Mais uma staff discussion note do Fundo Monetário Internacional que promete dar que falar. Redistribution, inequality and growth utiliza a mais recente (e abrangente) base de dados acerca de redistribuição e desigualdade para perceber a relação entre estas duas variáveis e o crescimento económico, e confirma algumas das conclusões que têm vindo, pouco a pouco, a emergir no campo da nova investigação sobre desigualdade. Um tema a seguir.
First, inequality continues to be a robust and powerful determinant both of the pace of medium-term growth and of the duration of growth spells, even controlling for the size of redistributive transfers. Thus, the conclusions from Berg and Ostry (2011) would seem to be robust, even strengthened. It would still be a mistake to focus on growth and let inequality take care of itself, not only because inequality may be ethically undesirable but also because the resulting growth may be low and unsustainable.
And second, there is surprisingly little evidence for the growth-destroying effects of fiscal redistribution at a macroeconomic level. We do find some mixed evidence that very large redistributions may have direct negative effects on growth duration, such that the overall effect—including the positive effect on growth through lower inequality—may be roughly growth-neutral. But for non-extreme redistributions, there is no evidence of any adverse direct effect. The average redistribution, and the associated reduction in inequality, is thus associated with higher and more durable growth.
We need to be mindful about over-interpreting these results, especially for policy purposes.
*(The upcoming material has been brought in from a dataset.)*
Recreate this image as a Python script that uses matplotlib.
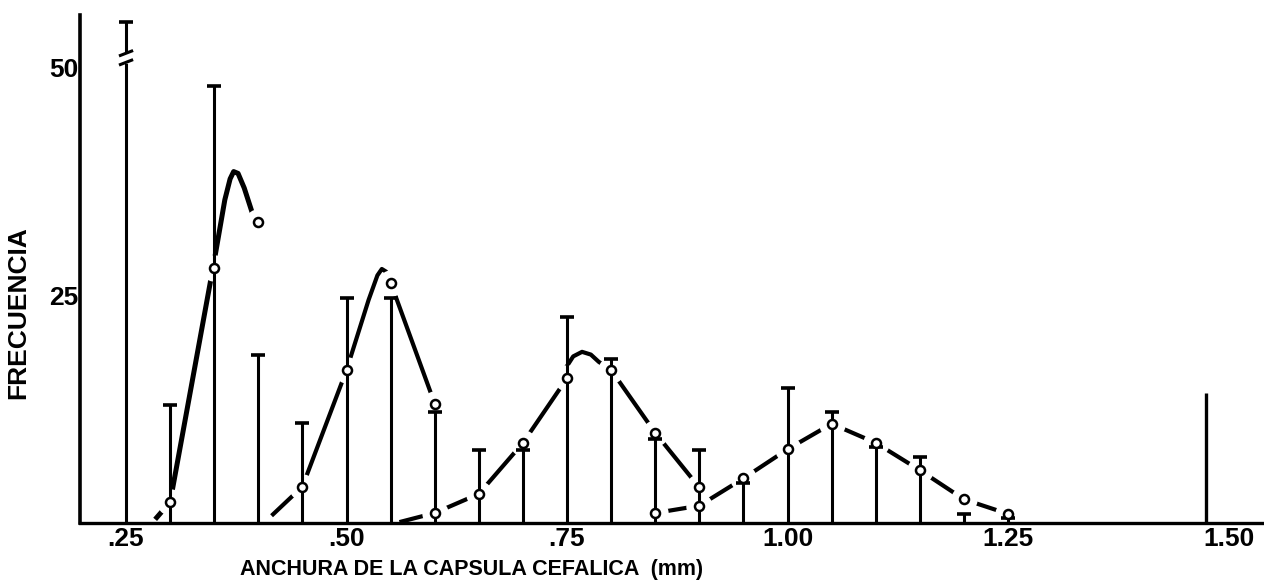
import matplotlib.pyplot as plt

plt.rcParams['font.family'] = ['Liberation Sans', 'DejaVu Sans']
plt.rcParams['font.weight'] = 'bold'

# frequency bars (width classes of the head capsule, mm)
bar_x = [0.25, 0.30, 0.35, 0.40, 0.45, 0.50, 0.55, 0.60, 0.65, 0.70, 0.75,
         0.80, 0.85, 0.90, 0.95, 1.00, 1.05, 1.10, 1.15, 1.20, 1.25]
bar_y = [55, 13, 48, 18.5, 11, 24.7, 24.7, 12.2, 8, 8, 22.6,
         18, 9.2, 8, 4.4, 14.8, 12.2, 8.4, 7.3, 1.0, 0.5]
lone_x = [1.475]
lone_y = [14.3]

# points of each instar curve
i1_x = [0.30, 0.35, 0.40]
i1_y = [2.3, 28.0, 33.1]
i2_x = [0.45, 0.50, 0.55, 0.60]
i2_y = [4.0, 16.8, 26.4, 13.1]
i3_x = [0.60, 0.65, 0.70, 0.75, 0.80, 0.85, 0.90]
i3_y = [1.1, 3.2, 8.8, 15.9, 16.8, 9.9, 3.9]
i4_x = [0.85, 0.90, 0.95, 1.00, 1.05, 1.10, 1.15, 1.20, 1.25]
i4_y = [1.1, 1.9, 4.9, 8.1, 10.9, 8.8, 5.8, 2.6, 1.0]

# hand-drawn curve paths
c1_x = [0.283, 0.30, 0.35, 0.362, 0.368, 0.372, 0.377, 0.384, 0.393]
c1_y = [0.4, 2.3, 28.8, 35.5, 37.8, 38.6, 38.4, 36.8, 34.1]
c2_x = [0.415, 0.45, 0.50, 0.525, 0.535, 0.540, 0.545, 0.55, 0.60]
c2_y = [0.8, 4.0, 16.8, 24.5, 27.2, 27.9, 27.6, 26.4, 13.1]
c3_x = [0.56, 0.60, 0.65, 0.70, 0.75, 0.749, 0.757, 0.767, 0.777, 0.786, 0.80, 0.85, 0.90]
c3_y = [0.1, 1.1, 3.2, 8.8, 15.9, 17.1, 18.3, 18.8, 18.5, 17.7, 16.8, 9.9, 3.9]

xticks = [0.25, 0.50, 0.75, 1.00, 1.25, 1.50]
xlabels = ['.25', '.50', '.75', '1.00', '1.25', '1.50']
yticks = [25, 50]

fig = plt.figure(figsize=(12.64, 5.84), dpi=100)
ax = fig.add_axes([80 / 1264, 61 / 584, 1 - 80 / 1264, 508 / 584])
ax.set_xlim(0.1978, 1.5402)
ax.set_ylim(0, 55.8)

# curves
ax.plot(c1_x, c1_y, color='black', lw=3.6, solid_capstyle='butt', zorder=2)
for cx, cy in [(c2_x, c2_y), (c3_x, c3_y), (i4_x, i4_y)]:
    ax.plot(cx, cy, color='black', lw=3.0, solid_capstyle='butt', zorder=2)

all_px = i1_x + i2_x + i3_x + i4_x
all_py = i1_y + i2_y + i3_y + i4_y
# white halo opens a gap in the curve around every point
ax.plot(all_px, all_py, 'o', ms=19, mfc='white', mec='none', zorder=3)

# bars with caps
ax.vlines(bar_x, 0, bar_y, color='black', lw=2.2, zorder=4)
ax.plot(bar_x, bar_y, '_', color='black', ms=10, mew=2.6, zorder=4)
ax.vlines(lone_x, 0, lone_y, color='black', lw=2.4, zorder=4)

# break marks on the first bar
bx = bar_x[0]
ax.plot([bx, bx], [50.75, 51.45], color='white', lw=4, zorder=4.5)
for yc in (50.6, 51.6):
    ax.plot([bx - 0.008, bx + 0.008], [yc - 0.3, yc + 0.3], color='black',
            lw=2.2, solid_capstyle='butt', zorder=4.6)

ax.plot(all_px, all_py, 'o', ms=6.5, mfc='white', mec='black', mew=1.8, zorder=5)

for side in ['top', 'right']:
    ax.spines[side].set_visible(False)
ax.spines['left'].set_linewidth(2.6)
ax.spines['bottom'].set_linewidth(2.4)
ax.spines['left'].set_zorder(6)
ax.spines['bottom'].set_zorder(6)

ax.set_xticks(xticks)
ax.set_xticklabels(xlabels)
ax.set_yticks(yticks)
ax.set_yticklabels([str(v) for v in yticks])
ax.tick_params(axis='both', length=0, labelsize=19)
ax.tick_params(axis='x', pad=3)
ax.tick_params(axis='y', pad=1)

fig.text(472 / 1264, 1 - 570 / 584, 'ANCHURA DE LA CAPSULA CEFALICA  (mm)',
         ha='center', va='center', fontsize=15.5, fontweight='bold')
fig.text(18 / 1264, 1 - 313 / 584, 'FRECUENCIA', rotation=90,
         ha='center', va='center', fontsize=19, fontweight='bold')

fig.savefig('out.png', dpi=100)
It is hard to go from these sorts of correlations to firm statements about causality. We have not accounted for the possible effects that redistribution may have on market inequality. We have emphasized the uncertainty caused by the scarcity of reliable data, particularly about redistribution. Our measure of redistribution captures only direct taxes and subsidies, for example, so we shed no direct light on the redistributive effects of in-kind government provision of health and education (…) We nonetheless see an important positive conclusion from our look at the big picture. Extreme caution about redistribution—and thus inaction—is unlikely to be appropriate in many cases. On average, across countries and over time, the things that governments have typically done to redistribute do not seem to have led to bad growth outcomes, unless they were extreme. And the resulting narrowing of inequality helped support faster and more durable growth, apart from ethical, political, or broader social considerations.